§ **The input**:
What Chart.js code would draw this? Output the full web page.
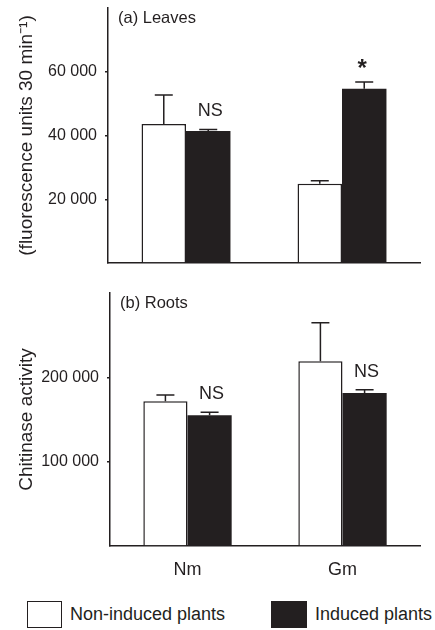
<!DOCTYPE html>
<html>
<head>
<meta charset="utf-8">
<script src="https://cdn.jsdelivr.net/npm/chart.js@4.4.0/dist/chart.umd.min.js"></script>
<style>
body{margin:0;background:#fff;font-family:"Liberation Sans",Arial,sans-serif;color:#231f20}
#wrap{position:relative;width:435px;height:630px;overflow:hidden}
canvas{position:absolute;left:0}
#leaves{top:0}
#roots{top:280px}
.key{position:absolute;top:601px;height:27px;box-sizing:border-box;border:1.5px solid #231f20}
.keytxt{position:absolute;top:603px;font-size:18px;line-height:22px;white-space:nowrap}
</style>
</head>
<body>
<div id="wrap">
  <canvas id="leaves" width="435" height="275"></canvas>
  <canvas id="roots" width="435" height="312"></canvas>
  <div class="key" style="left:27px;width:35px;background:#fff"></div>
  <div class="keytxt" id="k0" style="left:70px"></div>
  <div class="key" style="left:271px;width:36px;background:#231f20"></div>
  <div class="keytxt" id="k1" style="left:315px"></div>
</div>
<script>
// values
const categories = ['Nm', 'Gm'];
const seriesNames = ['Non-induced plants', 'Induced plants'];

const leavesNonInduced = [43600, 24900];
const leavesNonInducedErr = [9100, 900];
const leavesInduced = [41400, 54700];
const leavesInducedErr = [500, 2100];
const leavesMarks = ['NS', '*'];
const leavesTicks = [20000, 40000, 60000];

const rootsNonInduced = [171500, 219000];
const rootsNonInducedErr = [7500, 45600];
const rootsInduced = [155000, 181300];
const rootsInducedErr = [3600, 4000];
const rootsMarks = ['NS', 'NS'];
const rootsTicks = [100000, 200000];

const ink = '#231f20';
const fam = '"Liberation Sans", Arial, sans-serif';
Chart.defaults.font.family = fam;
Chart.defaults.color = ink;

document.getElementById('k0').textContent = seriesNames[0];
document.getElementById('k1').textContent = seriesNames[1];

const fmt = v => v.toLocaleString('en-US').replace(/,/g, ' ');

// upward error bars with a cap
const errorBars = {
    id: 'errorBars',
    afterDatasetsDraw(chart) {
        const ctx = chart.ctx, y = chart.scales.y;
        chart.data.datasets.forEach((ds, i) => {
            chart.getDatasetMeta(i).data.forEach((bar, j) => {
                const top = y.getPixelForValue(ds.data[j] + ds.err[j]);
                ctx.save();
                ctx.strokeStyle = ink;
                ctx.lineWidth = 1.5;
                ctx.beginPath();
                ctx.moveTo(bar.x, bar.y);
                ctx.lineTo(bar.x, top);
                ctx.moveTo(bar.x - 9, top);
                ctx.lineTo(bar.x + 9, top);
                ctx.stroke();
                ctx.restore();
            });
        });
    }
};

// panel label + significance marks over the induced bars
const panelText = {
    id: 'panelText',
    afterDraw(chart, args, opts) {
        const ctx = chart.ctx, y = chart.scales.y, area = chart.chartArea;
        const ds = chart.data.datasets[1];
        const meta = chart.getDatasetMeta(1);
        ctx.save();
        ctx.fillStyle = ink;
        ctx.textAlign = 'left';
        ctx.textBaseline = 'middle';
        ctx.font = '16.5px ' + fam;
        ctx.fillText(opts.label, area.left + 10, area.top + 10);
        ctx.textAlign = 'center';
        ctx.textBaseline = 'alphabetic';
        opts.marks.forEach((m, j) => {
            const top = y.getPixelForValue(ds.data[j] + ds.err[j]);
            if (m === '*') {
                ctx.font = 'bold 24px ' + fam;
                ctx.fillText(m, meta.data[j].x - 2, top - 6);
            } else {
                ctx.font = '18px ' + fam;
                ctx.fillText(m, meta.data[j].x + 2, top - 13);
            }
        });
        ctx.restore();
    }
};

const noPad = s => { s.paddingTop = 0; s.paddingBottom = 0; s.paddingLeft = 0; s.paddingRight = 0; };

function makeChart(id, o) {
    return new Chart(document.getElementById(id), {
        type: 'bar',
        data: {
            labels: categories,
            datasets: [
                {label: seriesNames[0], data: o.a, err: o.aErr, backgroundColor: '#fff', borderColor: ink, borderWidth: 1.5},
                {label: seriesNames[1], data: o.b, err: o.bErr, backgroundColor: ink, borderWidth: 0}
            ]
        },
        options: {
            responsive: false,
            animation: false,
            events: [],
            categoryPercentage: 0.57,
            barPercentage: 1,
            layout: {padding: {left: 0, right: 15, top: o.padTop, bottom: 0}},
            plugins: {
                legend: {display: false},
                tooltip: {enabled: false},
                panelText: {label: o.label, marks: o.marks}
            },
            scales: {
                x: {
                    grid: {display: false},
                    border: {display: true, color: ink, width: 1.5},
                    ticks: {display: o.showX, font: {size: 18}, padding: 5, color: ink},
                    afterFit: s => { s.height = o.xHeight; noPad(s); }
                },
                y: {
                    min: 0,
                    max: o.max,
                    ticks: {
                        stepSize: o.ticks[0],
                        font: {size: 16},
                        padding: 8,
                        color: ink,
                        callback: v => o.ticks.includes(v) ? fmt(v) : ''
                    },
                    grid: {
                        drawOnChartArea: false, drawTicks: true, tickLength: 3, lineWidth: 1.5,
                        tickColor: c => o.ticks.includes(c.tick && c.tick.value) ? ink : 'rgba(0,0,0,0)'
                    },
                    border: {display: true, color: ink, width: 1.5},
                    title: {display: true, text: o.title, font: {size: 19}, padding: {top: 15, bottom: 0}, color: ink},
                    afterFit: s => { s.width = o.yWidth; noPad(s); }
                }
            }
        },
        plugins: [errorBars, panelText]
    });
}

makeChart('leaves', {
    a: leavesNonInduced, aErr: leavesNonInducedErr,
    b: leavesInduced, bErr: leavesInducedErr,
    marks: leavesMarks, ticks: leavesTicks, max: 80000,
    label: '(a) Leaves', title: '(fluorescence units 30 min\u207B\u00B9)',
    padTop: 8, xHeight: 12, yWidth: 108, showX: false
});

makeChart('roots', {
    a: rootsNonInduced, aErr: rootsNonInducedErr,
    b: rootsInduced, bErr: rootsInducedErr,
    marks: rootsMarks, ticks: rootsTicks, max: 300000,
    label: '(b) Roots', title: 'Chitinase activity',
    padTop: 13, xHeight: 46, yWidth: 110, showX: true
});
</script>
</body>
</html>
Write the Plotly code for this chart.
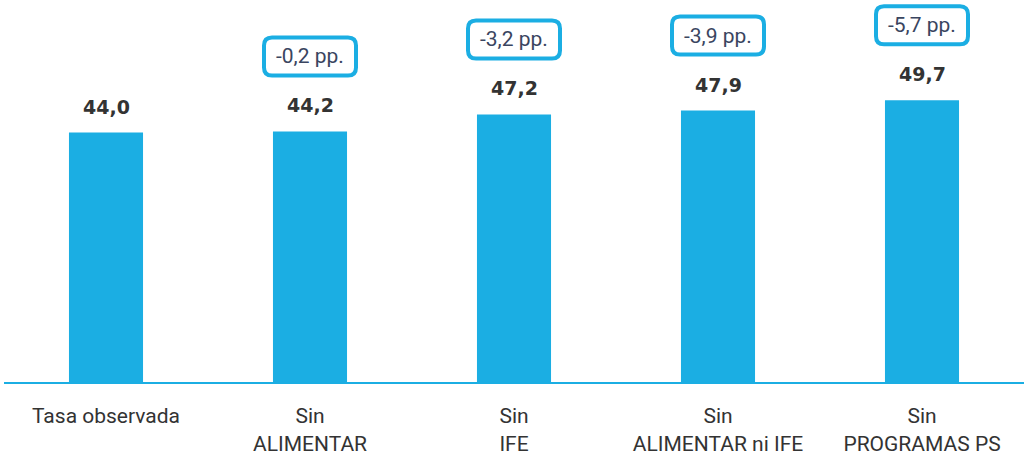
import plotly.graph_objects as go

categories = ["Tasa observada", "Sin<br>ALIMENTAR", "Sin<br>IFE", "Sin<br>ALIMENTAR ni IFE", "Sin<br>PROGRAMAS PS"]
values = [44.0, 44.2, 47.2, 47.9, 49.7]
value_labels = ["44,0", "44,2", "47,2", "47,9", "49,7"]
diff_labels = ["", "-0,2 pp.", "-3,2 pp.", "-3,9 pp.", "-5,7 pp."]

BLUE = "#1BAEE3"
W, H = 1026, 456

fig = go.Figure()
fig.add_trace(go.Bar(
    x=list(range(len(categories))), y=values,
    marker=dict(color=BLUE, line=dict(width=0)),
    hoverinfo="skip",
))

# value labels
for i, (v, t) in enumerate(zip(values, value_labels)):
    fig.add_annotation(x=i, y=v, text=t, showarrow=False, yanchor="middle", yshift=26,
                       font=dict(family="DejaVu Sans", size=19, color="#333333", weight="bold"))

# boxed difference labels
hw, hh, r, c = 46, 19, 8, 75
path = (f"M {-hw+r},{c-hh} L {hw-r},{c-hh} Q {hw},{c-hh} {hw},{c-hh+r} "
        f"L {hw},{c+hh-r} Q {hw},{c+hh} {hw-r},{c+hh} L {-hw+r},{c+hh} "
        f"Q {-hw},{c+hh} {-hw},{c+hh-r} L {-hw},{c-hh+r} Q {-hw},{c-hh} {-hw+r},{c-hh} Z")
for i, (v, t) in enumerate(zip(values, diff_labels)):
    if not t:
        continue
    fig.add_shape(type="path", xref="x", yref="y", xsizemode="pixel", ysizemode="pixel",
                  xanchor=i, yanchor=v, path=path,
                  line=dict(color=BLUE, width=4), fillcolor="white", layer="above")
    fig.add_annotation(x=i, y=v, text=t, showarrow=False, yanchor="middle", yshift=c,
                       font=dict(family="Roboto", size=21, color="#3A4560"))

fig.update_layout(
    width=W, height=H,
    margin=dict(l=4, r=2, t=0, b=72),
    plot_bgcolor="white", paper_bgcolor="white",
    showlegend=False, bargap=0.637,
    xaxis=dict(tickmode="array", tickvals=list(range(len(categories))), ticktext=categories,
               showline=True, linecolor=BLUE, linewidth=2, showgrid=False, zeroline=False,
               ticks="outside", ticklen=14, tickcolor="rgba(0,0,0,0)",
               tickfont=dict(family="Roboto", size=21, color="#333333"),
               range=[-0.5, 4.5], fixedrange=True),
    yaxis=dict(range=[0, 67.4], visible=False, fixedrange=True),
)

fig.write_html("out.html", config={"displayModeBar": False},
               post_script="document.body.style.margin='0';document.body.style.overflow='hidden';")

§ **Written problem**:
Up to and including the line that contains "const fmt = v", print the records above exactly from their first line, without any pictures.

§ **Problem solution**:
What Chart.js code would draw this? Output the full web page.
<!DOCTYPE html>
<html>
<head>
<meta charset="utf-8">
<script src="https://cdn.jsdelivr.net/npm/chart.js@4.4.0/dist/chart.umd.min.js"></script>
<style>
body{margin:0;background:#fff;font-family:"Liberation Sans",Arial,sans-serif;color:#231f20}
#wrap{position:relative;width:435px;height:630px;overflow:hidden}
canvas{position:absolute;left:0}
#leaves{top:0}
#roots{top:280px}
.key{position:absolute;top:601px;height:27px;box-sizing:border-box;border:1.5px solid #231f20}
.keytxt{position:absolute;top:603px;font-size:18px;line-height:22px;white-space:nowrap}
</style>
</head>
<body>
<div id="wrap">
  <canvas id="leaves" width="435" height="275"></canvas>
  <canvas id="roots" width="435" height="312"></canvas>
  <div class="key" style="left:27px;width:35px;background:#fff"></div>
  <div class="keytxt" id="k0" style="left:70px"></div>
  <div class="key" style="left:271px;width:36px;background:#231f20"></div>
  <div class="keytxt" id="k1" style="left:315px"></div>
</div>
<script>
// values
const categories = ['Nm', 'Gm'];
const seriesNames = ['Non-induced plants', 'Induced plants'];

const leavesNonInduced = [43600, 24900];
const leavesNonInducedErr = [9100, 900];
const leavesInduced = [41400, 54700];
const leavesInducedErr = [500, 2100];
const leavesMarks = ['NS', '*'];
const leavesTicks = [20000, 40000, 60000];

const rootsNonInduced = [171500, 219000];
const rootsNonInducedErr = [7500, 45600];
const rootsInduced = [155000, 181300];
const rootsInducedErr = [3600, 4000];
const rootsMarks = ['NS', 'NS'];
const rootsTicks = [100000, 200000];

const ink = '#231f20';
const fam = '"Liberation Sans", Arial, sans-serif';
Chart.defaults.font.family = fam;
Chart.defaults.color = ink;

document.getElementById('k0').textContent = seriesNames[0];
document.getElementById('k1').textContent = seriesNames[1];

const fmt = v => v.toLocaleString('en-US').replace(/,/g, ' ');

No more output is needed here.